In 2012, after a coup in Bamako, Mali's north fell under the control of Islamic extremists who took advantage of a Tuareg uprising. In 2013, the French Army took control of the north and a UN-brokered peace deal was signed with Tuareg separatists.

France and other Western nations have been working with the Malian government to prevent the Islamist militants from regaining a foothold in the north. A UN spokesman said that the Radisson Blu was host to a large delegation of UN workers involved in the ongoing peace process.

In August, nine people, including four members of the UN mission, were killed in a hotel attack in the central town of Sevare after heavily armed gunmen entered a hotel popular with European military officers. The attacks was significant because the popular tourist town was the demarcation line between government-controlled areas of Mali and those that were controlled by Islamist militants, the Wall Street Journal reports.

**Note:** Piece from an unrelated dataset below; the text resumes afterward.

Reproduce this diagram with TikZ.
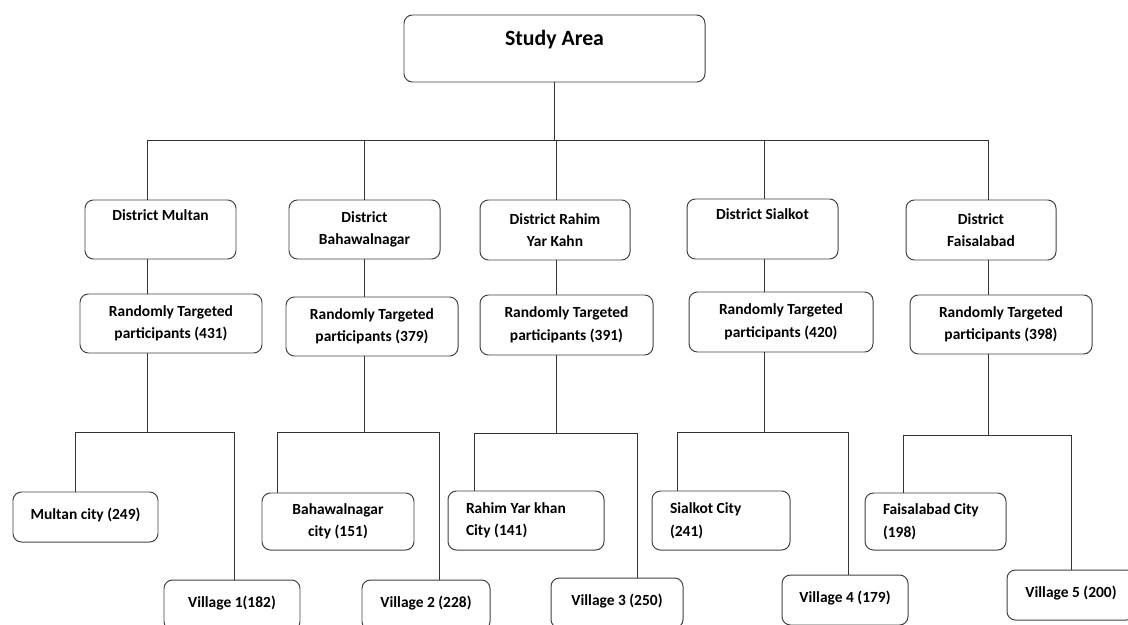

The Christian Science Monitor reported in August that there were signs that militants were strategically moving south to places like Bamako, after having been confined to cities such as Timbuktu in the north. 

"It's a troubling sign that the armed Islamist groups are intent on stepping up the pressure both on the Malian government and on the UN and French presence," Bruce Whitehouse, a Mali expert and associate professor at Lehigh University, told AP. "They want to show they are not just contained within the north and that they're not afraid to confront their primary enemies where they're strongest."